- Task directions -
Scan the entries and tally the lines that include the string "this". Reply with the figure alone.

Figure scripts
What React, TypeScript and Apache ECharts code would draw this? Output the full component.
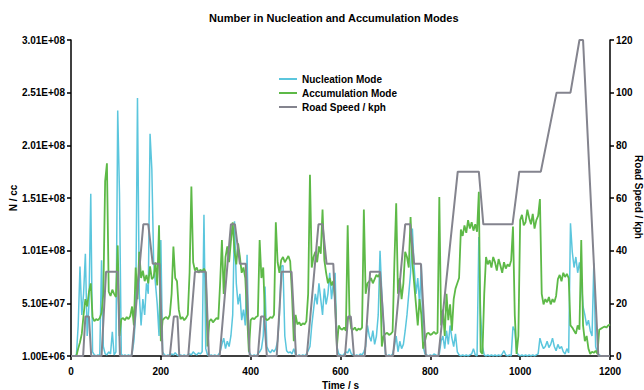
import React, { useEffect, useRef } from "react";
import * as echarts from "echarts";

// Sampling step of the particle-count series (seconds)
const STEP_S = 4;

// Nucleation mode number, in units of 1E+06 per cc, every 4 s from 0 to 1200 s
const nucleationMillions = [
  1, 1, 1, 2, 30, 86, 40, 60, 98, 20, 50, 155, 5, 2, 1, 2, 1, 92, 10, 3, 2, 5, 3, 24, 2,
  5, 234, 154, 3, 1, 2, 1, 2, 1, 3, 15, 40, 246, 60, 30, 55, 40, 70, 60, 212, 178, 90, 70, 50, 20,
  111, 5, 2, 1, 2, 1, 3, 2, 4, 2, 1, 2, 1, 2, 1, 2, 3, 2, 5, 3, 2, 4, 3, 5, 135,
  8, 2, 1, 2, 1, 2, 1, 2, 5, 12, 18, 8, 15, 10, 20, 40, 129, 70, 50, 60, 35, 45, 30, 97, 5,
  2, 1, 2, 1, 3, 5, 8, 20, 67, 10, 6, 4, 7, 5, 8, 15, 40, 86, 87, 20, 6, 4, 5, 3, 8,
  2, 1, 2, 1, 2, 1, 3, 6, 10, 30, 45, 60, 50, 70, 55, 40, 65, 50, 60, 80, 55, 70, 80, 10, 3,
  2, 1, 3, 5, 4, 8, 3, 2, 1, 2, 1, 3, 2, 5, 10, 30, 20, 15, 25, 12, 20, 40, 101, 60, 30,
  3, 1, 2, 1, 3, 10, 20, 5, 15, 8, 12, 25, 40, 60, 80, 122, 85, 60, 75, 50, 88, 10, 3, 2, 1,
  2, 1, 3, 2, 1, 3, 15, 20, 8, 25, 12, 30, 18, 10, 22, 5, 2, 1, 2, 1, 2, 1, 2, 3, 8,
  2, 1, 114, 40, 10, 2, 1, 2, 1, 2, 1, 2, 1, 2, 1, 3, 6, 2, 1, 2, 1, 29, 25, 5, 2,
  1, 2, 1, 2, 1, 2, 1, 2, 1, 2, 3, 18, 12, 8, 10, 15, 9, 12, 18, 10, 6, 12, 8, 10, 5,
  3, 8, 4, 127, 100, 85, 95, 80, 90, 75, 48, 40, 30, 35, 25, 20, 89, 10, 4, 2, 1, 1, 1, 1, 1,
  1,
];

// Accumulation mode number, in units of 1E+06 per cc, every 4 s from 0 to 1200 s
const accumulationMillions = [
  1, 1, 1, 1, 8, 14, 22, 40, 55, 48, 62, 70, 38, 34, 36, 35, 37, 42, 60, 167, 184, 62, 58, 64, 60,
  57, 106, 20, 36, 37, 35, 38, 36, 39, 48, 30, 85, 55, 100, 75, 82, 72, 78, 70, 86, 74, 76, 90, 68, 125,
  15, 35, 37, 38, 36, 40, 60, 105, 75, 72, 45, 36, 38, 35, 37, 40, 80, 162, 90, 82, 85, 80, 83, 81, 84,
  80, 10, 34, 36, 33, 35, 37, 36, 70, 111, 60, 95, 105, 90, 110, 128, 100, 88, 108, 95, 80, 85, 75, 40, 5,
  35, 37, 36, 38, 39, 111, 75, 85, 37, 35, 36, 38, 37, 40, 128, 90, 80, 92, 95, 90, 93, 96, 91, 60, 15,
  40, 31, 33, 30, 32, 31, 34, 60, 173, 85, 95, 100, 90, 105, 98, 140, 92, 80, 70, 75, 68, 72, 55, 10, 30,
  27, 26, 28, 25, 125, 40, 27, 26, 28, 25, 27, 26, 28, 140, 60, 70, 72, 75, 70, 74, 78, 76, 80, 10, 20,
  22, 23, 21, 22, 24, 90, 146, 60, 75, 55, 70, 100, 95, 85, 133, 90, 70, 50, 30, 55, 40, 8, 15, 22, 23,
  21, 22, 24, 22, 23, 152, 30, 45, 20, 60, 35, 50, 25, 55, 65, 70, 75, 121, 115, 125, 118, 130, 122, 128, 120,
  126, 119, 157, 5, 3, 60, 95, 88, 92, 85, 95, 90, 82, 93, 87, 80, 90, 84, 88, 86, 92, 124, 40, 3, 20,
  130, 135, 125, 128, 140, 132, 126, 136, 122, 130, 134, 150, 60, 50, 55, 52, 57, 50, 55, 52, 58, 74, 78, 72, 80,
  76, 79, 75, 30, 28, 25, 22, 30, 26, 111, 30, 15, 20, 8, 3, 5, 4, 6, 3, 26, 27, 28, 29, 28, 30,
  31,
];

// Road speed trace: break points (s) and speeds (kph)
const speedTime = [
  0, 27, 32, 40, 45, 68, 78, 104, 109, 135, 161, 172, 182, 197, 204,
  220, 229, 237, 241, 261, 276, 300, 307, 331, 356, 365, 376, 389, 398,
  416, 423, 430, 436, 458, 469, 491, 501, 525, 551, 560, 569, 584, 593,
  610, 617, 623, 630, 654, 666, 688, 701, 717, 744, 755, 764, 779, 790,
  818, 861, 908, 918, 983, 998, 1046, 1081, 1112, 1132, 1140, 1174, 1200,
];
const speedKph = [
  0, 0, 15, 15, 0, 0, 32, 32, 0, 0, 50, 50, 35, 35, 0,
  0, 15, 15, 0, 0, 32, 32, 0, 0, 50, 50, 35, 35, 0,
  0, 15, 15, 0, 0, 32, 32, 0, 0, 50, 50, 35, 35, 0,
  0, 15, 15, 0, 0, 32, 32, 0, 0, 50, 50, 35, 35, 0,
  0, 70, 70, 50, 50, 70, 70, 100, 100, 120, 120, 0, 0,
];

const FONT = "'Liberation Sans', Arial, sans-serif";

function sci(v: number): string {
  const n = Math.round(v * 1e6);
  const [m, e] = n.toExponential(2).split("e");
  const ex = parseInt(e, 10);
  return m + "E" + (ex < 0 ? "-" : "+") + String(Math.abs(ex)).padStart(2, "0");
}

export default function App() {
  const ref = useRef<HTMLDivElement>(null);

  useEffect(() => {
    if (!ref.current) return;
    const chart = echarts.init(ref.current, null, { renderer: "svg" });

    const axisCommon = {
      axisLine: { show: true, lineStyle: { color: "#000", width: 1.5 } },
      axisTick: { show: true, length: 4, lineStyle: { color: "#000", width: 1.5 } },
      axisLabel: { color: "#000", fontWeight: "bold", fontSize: 10, fontFamily: FONT },
      splitLine: { show: false },
      nameTextStyle: { color: "#000", fontWeight: "bold", fontSize: 10, fontFamily: FONT },
    };

    const nameStyle = {
      fill: "#000",
      fontWeight: "bold",
      fontSize: 10,
      fontFamily: FONT,
      align: "center",
      verticalAlign: "middle",
    };

    chart.setOption({
      animation: false,
      backgroundColor: "#fff",
      title: {
        text: "Number in Nucleation and Accumulation Modes",
        left: 204,
        top: 7,
        textStyle: { color: "#000", fontWeight: "bold", fontSize: 11, fontFamily: FONT },
      },
      legend: {
        orient: "vertical",
        left: 274,
        top: 69,
        itemWidth: 18,
        itemHeight: 2,
        itemGap: 4,
        icon: "rect",
        textStyle: { color: "#000", fontWeight: "bold", fontSize: 10, fontFamily: FONT },
        data: ["Nucleation Mode", "Accumulation Mode", "Road Speed / kph"],
      },
      graphic: [
        {
          type: "text",
          x: 13,
          y: 198,
          rotation: Math.PI / 2,
          style: { ...nameStyle, text: "N / cc" },
        },
        {
          type: "text",
          x: 638,
          y: 197,
          rotation: -Math.PI / 2,
          style: { ...nameStyle, text: "Road Speed / kph" },
        },
      ],
      grid: {
        left: 71,
        right: 34,
        top: 40,
        bottom: 34,
        containLabel: false,
        outerBoundsMode: "none",
      },
      xAxis: {
        type: "value",
        min: 0,
        max: 1200,
        interval: 200,
        name: "Time / s",
        nameLocation: "middle",
        nameGap: 24,
        ...axisCommon,
        axisLabel: { ...axisCommon.axisLabel, margin: 10, formatter: (v: number) => String(v) },
      },
      yAxis: [
        {
          type: "value",
          min: 1,
          max: 301,
          interval: 50,
          ...axisCommon,
          axisLabel: { ...axisCommon.axisLabel, margin: 6, formatter: (v: number) => sci(v) },
        },
        {
          type: "value",
          position: "right",
          min: 0,
          max: 120,
          interval: 20,
          ...axisCommon,
          axisLabel: { ...axisCommon.axisLabel, margin: 6 },
        },
      ],
      series: [
        {
          name: "Nucleation Mode",
          type: "line",
          yAxisIndex: 0,
          symbol: "none",
          lineStyle: { color: "#5BC6DD", width: 1.5 },
          itemStyle: { color: "#5BC6DD" },
          data: nucleationMillions.map((v, i) => [i * STEP_S, v]),
        },
        {
          name: "Accumulation Mode",
          type: "line",
          yAxisIndex: 0,
          symbol: "none",
          lineStyle: { color: "#5DB947", width: 1.8 },
          itemStyle: { color: "#5DB947" },
          data: accumulationMillions.map((v, i) => [i * STEP_S, v]),
        },
        {
          name: "Road Speed / kph",
          type: "line",
          yAxisIndex: 1,
          symbol: "none",
          lineStyle: { color: "#84848E", width: 2 },
          itemStyle: { color: "#84848E" },
          data: speedTime.map((t, i) => [t, speedKph[i]]),
        },
      ],
    });

    return () => chart.dispose();
  }, []);

  return (
    <div
      ref={ref}
      style={{ position: "fixed", left: 0, top: 0, width: 644, height: 390, background: "#fff" }}
    />
  );
}
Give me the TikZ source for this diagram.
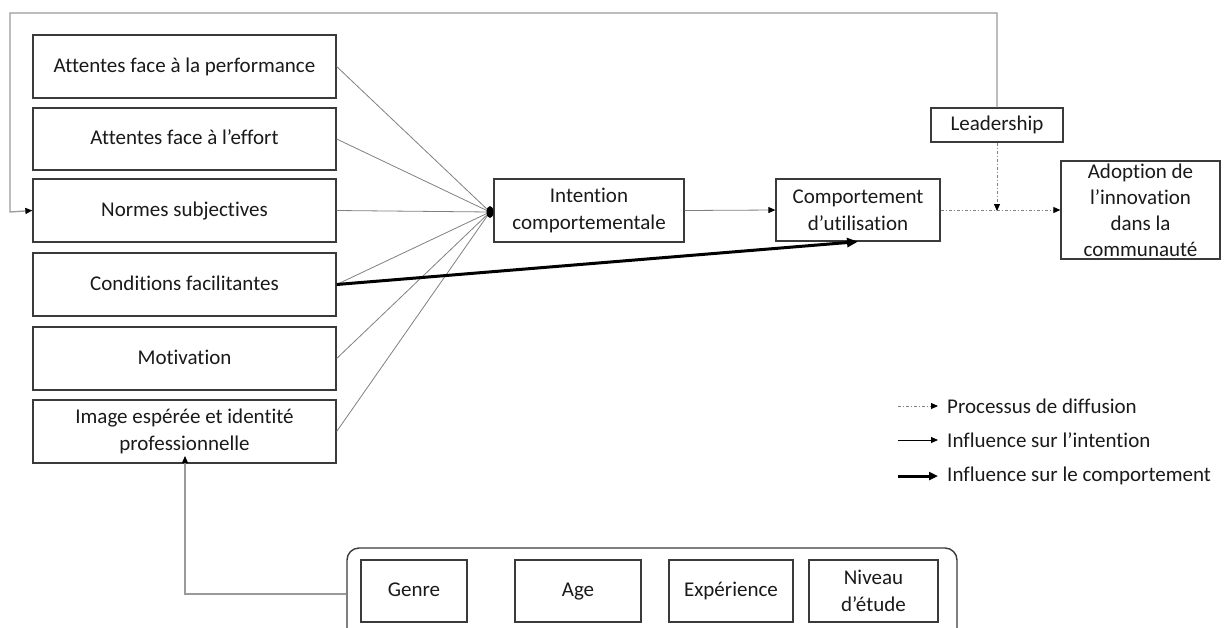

- The response -
2